Laughter is Our Best Medicine

ALLY MARECEK—THE SANTA CLARA

ALLY MARECEK—THE SANTA CLARA

Humor as survival: regaining control amidst chaos

While screaming in my car and taking frantic, six-mile walks provide their own feelings of catharsis, watching TikToks for hours on end has become my unorthodox form of therapy for the past few weeks of quarantine. I also impulsively cut off a good five inches of my hair—we don’t need to talk about that though. 

Be it the app’s eerily effective algorithm or my desire to fill the painful void left by Vine in 2016, one thing is for certain: I’m hooked. 

Reassuringly, I’m not alone: TikTok has become the most downloaded app on Apple’s App Store. While accounts with the most followers tend to utilize the app’s musical integration to show off dance and vocal skills, I’ve been drawn to the comedic content.

This crisis seems to have generated a massive outpour of humor, and not just on TikTok. The Facebook group “Zoom Memes for Self Quaranteens,” which was created in mid-March following the mass closure of college campuses, has accumulated over 500,000 members. To no one’s surprise, clever jokes circulate on Twitter, and likewise on Reddit. Even my mom’s work group chat is sprinkled with videos poking fun at toilet paper hoarders. 

Why, when threatened by the worst global health crisis in a century, are we laughing? It seems counterintuitive. 
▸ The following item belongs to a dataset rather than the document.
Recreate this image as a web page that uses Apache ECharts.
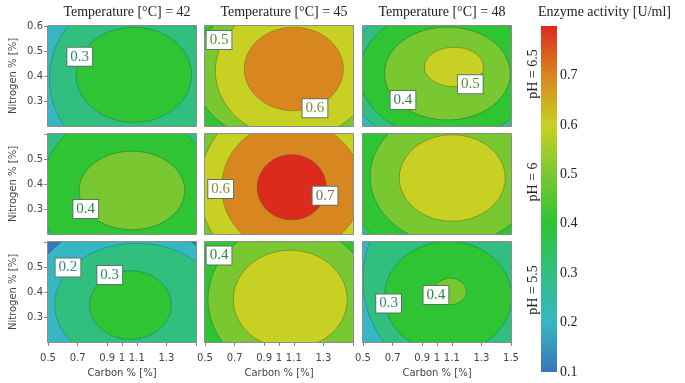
<!DOCTYPE html>
<html>
<head>
<meta charset="utf-8">
<script src="https://cdn.jsdelivr.net/npm/echarts@6/dist/echarts.min.js"></script>
<style>
  html, body { margin: 0; padding: 0; background: #fff; }
  #chart { width: 685px; height: 383px; }
</style>
</head>
<body>
<div id="chart"></div>
<script>
var temps = [42, 45, 48];
var phs = ['6.5', '6', '5.5'];
var carbonTicks = [0.5, 0.7, 0.9, 1, 1.1, 1.3, 1.5];
var nitrogenTicks = [0.3, 0.4, 0.5, 0.6];
var barTicks = [0.1, 0.2, 0.3, 0.4, 0.5, 0.6, 0.7];
var barLevels = [0.1, 0.2, 0.3, 0.4, 0.5, 0.6, 0.7, 0.8];

// colour of each band, keyed by its upper level
var bandColors = ['#3a74b9', '#37b7c1', '#31bf80', '#2ec434', '#79c831', '#c9d024', '#d8861f', '#dc2b1e'];
var lineColors = ['#2f6690', '#2a8c8c', '#2a8a55', '#2f8a30', '#6c8c22', '#8c8020', '#8c4a1c'];
var textColors = ['#2f6690', '#2a8a96', '#2a8a6a', '#2a8a3c', '#5a8c2a', '#8c8a2c', '#8c6a3c'];

// contour ellipses: [level, carbon centre, nitrogen centre, carbon radius, nitrogen radius]
var t42ph65 = [[0.2, 1.06, 0.39, 0.55, 0.33], [0.3, 1.08, 0.405, 0.39, 0.19]];
var t45ph65 = [[0.4, 1.10, 0.42, 0.68, 0.30], [0.5, 1.10, 0.42, 0.53, 0.271], [0.6, 1.10, 0.428, 0.334, 0.167]];
var t48ph65 = [[0.2, 1.07, 0.41, 0.684, 0.30], [0.3, 1.07, 0.41, 0.594, 0.261], [0.4, 1.07, 0.41, 0.425, 0.186], [0.5, 1.115, 0.436, 0.20, 0.079]];
var t42ph6 = [[0.3, 1.03, 0.36, 0.58, 0.336], [0.4, 1.067, 0.374, 0.357, 0.157]];
var t45ph6 = [[0.5, 1.086, 0.387, 0.625, 0.357], [0.6, 1.086, 0.387, 0.473, 0.264], [0.7, 1.086, 0.387, 0.232, 0.13]];
var t48ph6 = [[0.3, 1.10, 0.43, 0.719, 0.352], [0.4, 1.103, 0.43, 0.555, 0.272], [0.5, 1.103, 0.424, 0.358, 0.173]];
var t42ph55 = [[0.1, 1.03, 0.35, 0.667, 0.333], [0.2, 1.10, 0.35, 0.555, 0.245], [0.3, 1.057, 0.348, 0.276, 0.137]];
var t45ph55 = [[0.4, 1.07, 0.37, 0.55, 0.298], [0.5, 1.076, 0.37, 0.385, 0.197]];
var t48ph55 = [[0.2, 1.07, 0.45, 0.57, 0.38], [0.3, 1.075, 0.38, 0.43, 0.222], [0.4, 1.09, 0.402, 0.108, 0.053]];

// contour labels: [carbon, nitrogen, level]
var lab42ph65 = [[0.714, 0.477, 0.3]];
var lab45ph65 = [[0.595, 0.544, 0.5], [1.243, 0.271, 0.6]];
var lab48ph65 = [[0.77, 0.304, 0.4], [1.225, 0.367, 0.5]];
var lab42ph6 = [[0.755, 0.30, 0.4]];
var lab45ph6 = [[0.606, 0.38, 0.6], [1.311, 0.353, 0.7]];
var lab48ph6 = [];
var lab42ph55 = [[0.635, 0.498, 0.2], [0.917, 0.468, 0.3]];
var lab45ph55 = [[0.595, 0.546, 0.4]];
var lab48ph55 = [[0.673, 0.354, 0.3], [0.993, 0.388, 0.4]];

var contours = [t42ph65, t45ph65, t48ph65, t42ph6, t45ph6, t48ph6, t42ph55, t45ph55, t48ph55];
var contourLabels = [lab42ph65, lab45ph65, lab48ph65, lab42ph6, lab45ph6, lab48ph6, lab42ph55, lab45ph55, lab48ph55];

var colLeft = [48, 205, 363];
var rowTop = [26, 134, 242];
var panelW = 148, panelH = 100;

function lvIdx(v) { return Math.round(v * 10) - 1; }

var myChart = echarts.init(document.getElementById('chart'));

function renderContour(params, api) {
    var lv = api.value(0), cx = api.value(1), cy = api.value(2), rx = api.value(3), ry = api.value(4);
    var pts = [];
    for (var k = 0; k < 120; k++) {
        var t = k / 120 * Math.PI * 2;
        pts.push(api.coord([cx + rx * Math.cos(t), cy + ry * Math.sin(t)]));
    }
    var children = [];
    if (params.dataIndex === 0) {
        var cs = params.coordSys;
        children.push({ type: 'rect', shape: { x: cs.x, y: cs.y, width: cs.width, height: cs.height },
            style: { fill: bandColors[lvIdx(lv)] } });
    }
    children.push({ type: 'polygon', shape: { points: pts },
        style: { fill: bandColors[lvIdx(lv) + 1], stroke: lineColors[lvIdx(lv)], lineWidth: 0.8 } });
    return { type: 'group', children: children };
}

// contour label boxes
function renderLabel(params, api) {
    var p = api.coord([api.value(0), api.value(1)]);
    var lv = api.value(2);
    return {
        type: 'text', x: p[0], y: p[1], z2: 50,
        style: {
            text: lv.toFixed(1), font: '15px "Liberation Serif"', fill: textColors[lvIdx(lv)],
            align: 'center', verticalAlign: 'middle',
            backgroundColor: '#fff', borderColor: '#557a60', borderWidth: 1, padding: [2, 3, 1, 3]
        }
    };
}

var grids = [], xAxes = [], yAxes = [], series = [], graphics = [];

for (var i = 0; i < 9; i++) {
    var r = Math.floor(i / 3), c = i % 3;
    grids.push({ left: colLeft[c], top: rowTop[r], width: panelW, height: panelH, containLabel: false });
    xAxes.push({
        gridIndex: i, type: 'value', min: 0.5, max: 1.5,
        name: r === 2 ? 'Carbon % [%]' : '', nameLocation: 'middle', nameGap: 26,
        nameTextStyle: { fontFamily: 'DejaVu Sans', fontSize: 10, color: '#444' },
        axisLine: { show: false }, splitLine: { show: false },
        axisTick: { show: r === 2, customValues: carbonTicks, length: 4, lineStyle: { color: '#888' } },
        axisLabel: { show: r === 2, customValues: c === 2 ? carbonTicks : carbonTicks.slice(0, 6),
            fontFamily: 'DejaVu Sans', fontSize: 10, color: '#444', margin: 11 }
    });
    yAxes.push({
        gridIndex: i, type: 'value', min: 0.2, max: 0.6,
        name: c === 0 ? 'Nitrogen % [%]' : '', nameLocation: 'middle', nameGap: 30,
        nameTextStyle: { fontFamily: 'DejaVu Sans', fontSize: 10, color: '#444' },
        axisLine: { show: false }, splitLine: { show: false },
        axisTick: { show: c === 0, customValues: nitrogenTicks, length: 4, lineStyle: { color: '#888' } },
        axisLabel: { show: c === 0, customValues: r === 0 ? nitrogenTicks : nitrogenTicks.slice(0, 3),
            fontFamily: 'DejaVu Sans', fontSize: 10, color: '#444', margin: 5 }
    });
    series.push({
        type: 'custom', xAxisIndex: i, yAxisIndex: i, clip: true, z: 2,
        renderItem: renderContour, data: contours[i], silent: true
    });
    series.push({
        type: 'custom', xAxisIndex: i, yAxisIndex: i, z: 5, silent: true,
        renderItem: renderLabel, data: contourLabels[i]
    });
    graphics.push({
        type: 'rect', z: 10, silent: true,
        shape: { x: colLeft[c] - 0.5, y: rowTop[r] - 0.5, width: panelW + 1, height: panelH + 1 },
        style: { fill: 'none', stroke: '#8c8c8c', lineWidth: 1 }
    });
}

// colour bar
grids.push({ left: 541, top: 26, width: 16, height: 346 });
xAxes.push({ gridIndex: 9, type: 'value', min: 0, max: 1, show: false });
yAxes.push({
    gridIndex: 9, type: 'value', min: 0.1, max: 0.8, position: 'right',
    axisLine: { show: false }, axisTick: { show: false }, splitLine: { show: false },
    axisLabel: { customValues: barTicks, fontFamily: 'Liberation Serif', fontSize: 14, color: '#222', margin: 3,
        formatter: function (v) { return v.toFixed(1); } }
});
series.push({
    type: 'custom', xAxisIndex: 9, yAxisIndex: 9, silent: true, data: [[0]],
    renderItem: function (params, api) {
        var p0 = api.coord([0, barLevels[barLevels.length - 1]]);
        var p1 = api.coord([1, barLevels[0]]);
        var stops = barLevels.map(function (v, k) {
            return { offset: (v - barLevels[0]) / (barLevels[barLevels.length - 1] - barLevels[0]), color: bandColors[k] };
        });
        return { type: 'rect', shape: { x: p0[0], y: p0[1], width: p1[0] - p0[0], height: p1[1] - p0[1] },
            style: { fill: { type: 'linear', x: 0, y: 1, x2: 0, y2: 0, colorStops: stops } } };
    }
});

for (var c2 = 0; c2 < 3; c2++) {
    graphics.push({ type: 'text', x: colLeft[c2] + panelW / 2 + 5, y: 12, silent: true,
        style: { text: 'Temperature [°C] = ' + temps[c2], font: '14px "Liberation Serif"', fill: '#222',
            textAlign: 'center', textVerticalAlign: 'middle' } });
}
for (var r2 = 0; r2 < 3; r2++) {
    graphics.push({ type: 'text', x: 533, y: rowTop[r2] + panelH / 2 - 2, rotation: Math.PI / 2, silent: true,
        style: { text: 'pH = ' + phs[r2], font: '14px "Liberation Serif"', fill: '#222',
            textAlign: 'center', textVerticalAlign: 'middle' } });
}
graphics.push({ type: 'text', x: 538, y: 12, silent: true,
    style: { text: 'Enzyme activity [U/ml]', font: '14px "Liberation Serif"', fill: '#222',
        textAlign: 'left', textVerticalAlign: 'middle' } });

myChart.setOption({
    animation: false,
    grid: grids,
    xAxis: xAxes,
    yAxis: yAxes,
    series: series,
    graphic: graphics
});
</script>
</body>
</html>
I find myself filled with despair when checking the news. The death toll nears 70,000; the medical community scrambles to bolster resources; Surgeon General Jerome Adams warns that this week will be “the hardest and the saddest week of most Americans’ lives.” In this sense, he compared the pandemic to Pearl Harbor and the Sept. 11 terrorist attacks. I am anxious, and I am terrified. I mourn the loss of normalcy, and I pray that my mourning won’t soon be over the loss of a loved one. 

But then, five minutes later—much like a toddler whose tears turn into hysterical laughter post-tantrum—I see a joke about online classes, or binge-watching Netflix or some other mostly benign byproduct of this heartbreaking disaster and I smile. You could say that it’s only a distraction, and there’s some truth to that. 

But there’s more to it. In a time of massive disruption, uncertainty and loneliness, finding common ground through humor provides us with a sense of much-needed solidarity and normalcy. There’s comfort in commiserating over postponed graduation ceremonies, campus closures and unwanted online classes. We know that we’re not alone, and this emotional connection grounds us. We laugh because we recognize the truth in every joke; we retweet, like and share because we yearn to connect. 

There is also freedom in humor. By spinning an event in a way that provides comedic relief, we regain control over how that situation makes us feel. We laugh so that we don’t cry; we refuse to let the sadness swallow us whole. Of course, it’s healthy to feel sad. But under circumstances that lend themselves to persistent despair, we laugh to survive. 

Vulnerable communities are being devastated by the coronavirus. People are dying. Millions are unemployed. None of this is funny, and none of it should be joked about. We laugh about the boss who turned herself into a potato during a Zoom meeting, and we bond over the trials and tribulations of being a college student in the midst of a global pandemic. It is through this laughter that we find solidarity and strength.